We have a very wide range of publications, reports and infographics about young people's lives in New Zealand.

Youth19 builds on this data and adds new research questions. For the latest publications, visit the Youth19 website.


How are schools and students chosen to participate?

The AHRG follows a well-established methodology to gather representative and accurate information. We invite a randomly selected sample of secondary schools to take part. In 2007 and 2019 we also included wharekura in our school samples. From each school that consents to take part, we invite a randomly selected sample of year 9-13 students to participate.

In 2001, 2007 and 2012 we surveyed 8,500 students from throughout Aotearoa, New Zealand. In 2019 we surveyed 7,721 students from the greater Waikato, Auckland and Northland regions.

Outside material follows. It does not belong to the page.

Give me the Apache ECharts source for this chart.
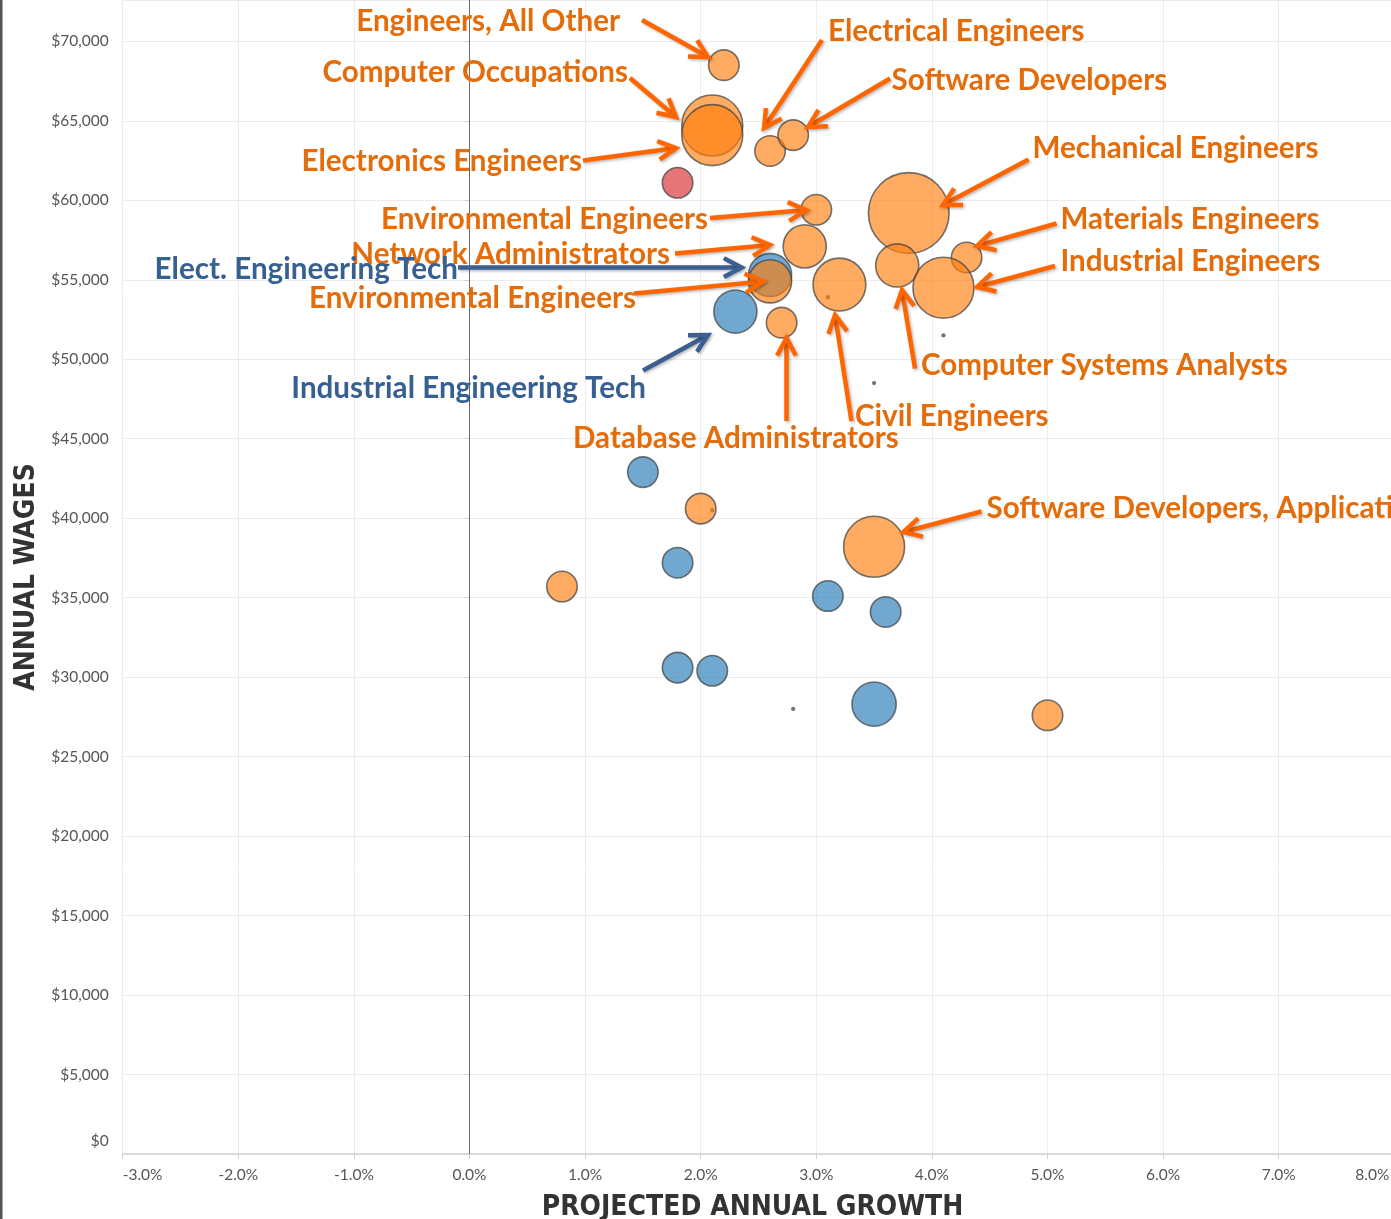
<!DOCTYPE html>
<html>
<head>
<meta charset="utf-8">
<script src="https://cdn.jsdelivr.net/npm/echarts@6/dist/echarts.min.js"></script>
<style>
html,body{margin:0;padding:0;background:#fff;}
#c{width:1391px;height:1219px;}
</style>
</head>
<body>
<div id="c"></div>
<script>
// ---------- data ----------
const names = [
  'Engineers, All Other', 'Computer Occupations', 'Electronics Engineers', 'Electrical Engineers',
  'Software Developers', '', 'Environmental Engineers', 'Network Administrators',
  'Mechanical Engineers', 'Materials Engineers', 'Computer Systems Analysts', 'Industrial Engineers',
  'Elect. Engineering Tech', 'Environmental Engineers', 'Civil Engineers', 'Industrial Engineering Tech',
  'Database Administrators', '', '', 'Software Developers, Applications',
  '', '', '', '', '', '', '', '',
  '', '', '', '', ''
];
const growth = [
  2.2, 2.1, 2.1, 2.6,
  2.8, 1.8, 3.0, 2.9,
  3.8, 4.3, 3.7, 4.1,
  2.6, 2.6, 3.2, 2.3,
  2.7, 1.5, 2.0, 3.5,
  1.8, 0.8, 3.1, 3.6, 1.8, 2.1, 3.5, 5.0,
  4.1, 3.5, 2.8, 3.1, 2.1
];
const wages = [
  68500, 64700, 64100, 63100,
  64100, 61100, 59400, 57100,
  59200, 56400, 55900, 54500,
  55300, 54900, 54700, 53000,
  52300, 42900, 40600, 38200,
  37200, 35700, 35100, 34100, 30600, 30400, 28300, 27600,
  51500, 48500, 28000, 53900, 40500
];
const employment = [
  100, 400, 400, 100,
  100, 100, 100, 200,
  700, 100, 200, 400,
  200, 200, 300, 200,
  100, 100, 100, 400,
  100, 100, 100, 100, 100, 100, 210, 100,
  2, 2, 2, 2, 2
];
const group = [
  'orange', 'orange', 'orange', 'orange',
  'orange', 'red', 'orange', 'orange',
  'orange', 'orange', 'orange', 'orange',
  'blue', 'orange', 'orange', 'blue',
  'orange', 'blue', 'orange', 'orange',
  'blue', 'orange', 'blue', 'blue', 'blue', 'blue', 'blue', 'orange',
  'dot', 'dot', 'dot', 'dot', 'dot'
];

// ---------- annotations (positions in data units: growth %, wage $) ----------
const annoPoint = [0, 1, 2, 3, 4, 8, 9, 11, 6, 7, 13, 16, 14, 10, 19, 12, 15];
const annoLabel = [
  [1.302, 71277], [1.371, 68068], [0.973, 62470], [3.101, 70604], [3.651, 67565],
  [4.870, 63256], [5.112, 58790], [5.112, 56179], [2.063, 58821], [1.734, 56619],
  [1.440, 53820], [0.895, 45013], [3.335, 46396], [3.906, 49636], [4.472, 40609],
  [-0.099, 55675], [1.527, 48158]
];
const annoAlign = [
  'right', 'right', 'right', 'left', 'left',
  'left', 'left', 'left', 'right', 'right',
  'right', 'left', 'left', 'left', 'left',
  'right', 'right'
];
const annoFrom = [
  [1.492, 71340], [1.388, 67691], [0.982, 62502], [3.049, 70082], [3.638, 67660],
  [4.836, 62564], [5.078, 58538], [5.065, 55864], [2.080, 58884], [1.778, 56651],
  [1.423, 54135], [2.742, 46113], [3.304, 46113], [3.854, 49416], [4.429, 40420],
  [-0.099, 55770], [1.501, 49291]
];
const annoTo = [
  [2.063, 69012], [1.786, 65237], [1.786, 63287], [2.548, 64546], [2.928, 64608],
  [4.096, 59701], [4.390, 57122], [4.390, 54543], [2.911, 59387], [2.599, 57185],
  [2.539, 54890], [2.742, 51335], [3.162, 52782], [3.741, 54354], [3.754, 39130],
  [2.353, 55770], [2.063, 51523]
];

// ---------- chart ----------
const chart = echarts.init(document.getElementById('c'), null, {renderer: 'canvas'});

const fills = {
  dot: '#4f4f4f',
  blue: 'rgba(31,119,180,0.8)',
  orange: 'rgba(255,127,14,0.82)',
  red: 'rgba(214,39,40,0.8)'
};
function pts(g) {
  const out = [];
  for (let i = 0; i < names.length; i++) {
    if (group[i] === g) out.push({name: names[i], value: [growth[i], wages[i], employment[i]]});
  }
  return out;
}
function sz(v) { return 3.05 * Math.sqrt(v[2]); }

function bubbleSeries(g, z) {
  return {
    type: 'scatter',
    name: g,
    data: pts(g),
    symbolSize: sz,
    z: z,
    itemStyle: g === 'dot'
      ? {color: fills.dot, borderWidth: 0}
      : {color: fills[g], borderColor: 'rgba(65,65,65,0.9)', borderWidth: 1.6},
    emphasis: {disabled: true}
  };
}

const series = [
  bubbleSeries('dot', 2),
  bubbleSeries('blue', 3),
  bubbleSeries('orange', 4),
  bubbleSeries('red', 5)
];
series[0].markLine = {
  silent: true,
  symbol: ['none', 'none'],
  label: {show: false},
  lineStyle: {color: '#6a6a6a', type: 'solid', width: 1},
  data: [{xAxis: 0}]
};

const tickFont = {fontFamily: 'Lato', fontSize: 15.5, color: '#555'};
const titleFont = {fontFamily: '"DejaVu Sans Condensed", "Liberation Sans Narrow", sans-serif', fontWeight: 'bold', fontSize: 28, color: '#333'};

chart.setOption({
  animation: false,
  backgroundColor: '#fff',
  grid: {left: 122.7, right: -3.3, top: 0, bottom: 65, containLabel: false, outerBoundsMode: 'none'},
  xAxis: {
    type: 'value',
    min: -3, max: 8, interval: 1,
    name: 'PROJECTED ANNUAL GROWTH',
    nameLocation: 'middle',
    nameGap: 40,
    nameTextStyle: Object.assign({padding: [0, 12, 0, 0]}, titleFont),
    axisLine: {show: true, lineStyle: {color: '#d9d9d9', width: 2}},
    axisTick: {show: true, length: 5, lineStyle: {color: '#d0d0d0'}},
    axisLabel: Object.assign({
      margin: 13,
      alignMinLabel: 'left',
      alignMaxLabel: 'right',
      formatter: v => v === 8 ? '{r|8.0%}' : v.toFixed(1) + '%',
      rich: {r: {fontFamily: 'Lato', fontSize: 15.5, color: '#555', padding: [0, 5, 0, 0]}}
    }, tickFont),
    splitLine: {show: true, lineStyle: {color: '#ececec', width: 1}}
  },
  yAxis: {
    type: 'value',
    min: 0, max: 72600, interval: 5000,
    name: 'ANNUAL WAGES',
    nameLocation: 'middle',
    nameGap: 82,
    nameTextStyle: titleFont,
    axisLine: {show: false},
    axisTick: {show: true, length: 5, lineStyle: {color: '#d0d0d0'}},
    axisLabel: Object.assign({
      margin: 14,
      showMaxLabel: false,
      verticalAlignMinLabel: 'bottom',
      formatter: v => v === 0 ? '{z|$0}' : '$' + v.toLocaleString('en-US'),
      rich: {z: {fontFamily: 'Lato', fontSize: 15.5, color: '#555', padding: [0, 0, 5, 0]}}
    }, tickFont),
    splitLine: {show: true, lineStyle: {color: '#ececec', width: 1}}
  },
  series: series
});

// ---------- annotation graphics ----------
function toPx(p) { return chart.convertToPixel({xAxisIndex: 0, yAxisIndex: 0}, p); }
const textColors = {orange: '#E46C0A', blue: '#376092'};
const arrowColors = {orange: '#FF6600', blue: '#3A5F90'};
const shadow = {shadowBlur: 3, shadowOffsetX: 1.5, shadowOffsetY: 1.5, shadowColor: 'rgba(0,0,0,0.28)'};

const els = [];
const order = [];
annoPoint.forEach((p, i) => { if (group[p] !== 'blue') order.push(i); });
annoPoint.forEach((p, i) => { if (group[p] === 'blue') order.push(i); });

order.forEach(i => {
  const g = group[annoPoint[i]] === 'blue' ? 'blue' : 'orange';
  const p0 = toPx(annoFrom[i]);
  const p1 = toPx(annoTo[i]);
  const ang = Math.atan2(p1[1] - p0[1], p1[0] - p0[0]);
  const L = 20, A = 28 * Math.PI / 180;
  const a1 = [p1[0] - L * Math.cos(ang - A), p1[1] - L * Math.sin(ang - A)];
  const a2 = [p1[0] - L * Math.cos(ang + A), p1[1] - L * Math.sin(ang + A)];
  const tip = [p1[0] - 2 * Math.cos(ang), p1[1] - 2 * Math.sin(ang)];
  els.push({
    type: 'polyline', z: 100, silent: true,
    shape: {points: [p0, tip]},
    style: Object.assign({stroke: arrowColors[g], lineWidth: 4.5, fill: null, lineCap: 'butt'}, shadow)
  });
  els.push({
    type: 'polyline', z: 100, silent: true,
    shape: {points: [a1, p1, a2]},
    style: Object.assign({stroke: arrowColors[g], lineWidth: 4.5, fill: null, lineJoin: 'miter', lineCap: 'butt'}, shadow)
  });
  const lp = toPx(annoLabel[i]);
  els.push({
    type: 'text', z: 101, silent: true,
    x: lp[0], y: lp[1],
    style: {
      text: names[annoPoint[i]],
      fill: textColors[g],
      fontFamily: 'Lato', fontWeight: 'bold', fontSize: 29.6,
      align: annoAlign[i], verticalAlign: 'middle'
    }
  });
});
els.push({type: 'rect', z: 200, silent: true, shape: {x: 0, y: 0, width: 2.5, height: 1219}, style: {fill: '#555'}});

chart.setOption({graphic: {elements: els}});
</script>
</body>
</html>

Click here for more detailed information about the survey sampling and methodology.

How was the survey done and what topics did the survey cover?

Students use small handheld computers or tablets to answer survey questions in Te Reo Māori or English. They can read questions off the screen and/or hear them read aloud through headphones and answer by selecting the appropriate box on the screen.

Our surveys ask a wide range of questions that affect the lives of youth, including questions about their whānau/homes, schools, communities and their personal behaviours and feelings. Questions are private and anonymous. Students were not asked about sensitive topics that do not apply to them. For example, all students are asked if they have ever smoked a cigarette, but only those who answer ‘yes’ are asked further questions about smoking (those who answer ‘no’ skip to the next topic). This means that students were not asked detailed questions about things outside their direct experience.

Has the survey been done with other youth not in secondary schools?

We have also conducted the Youth2000 survey with young people in alternative education and teen parent units. In 2019 we also included some young people who are not in education, employment or training (NEET).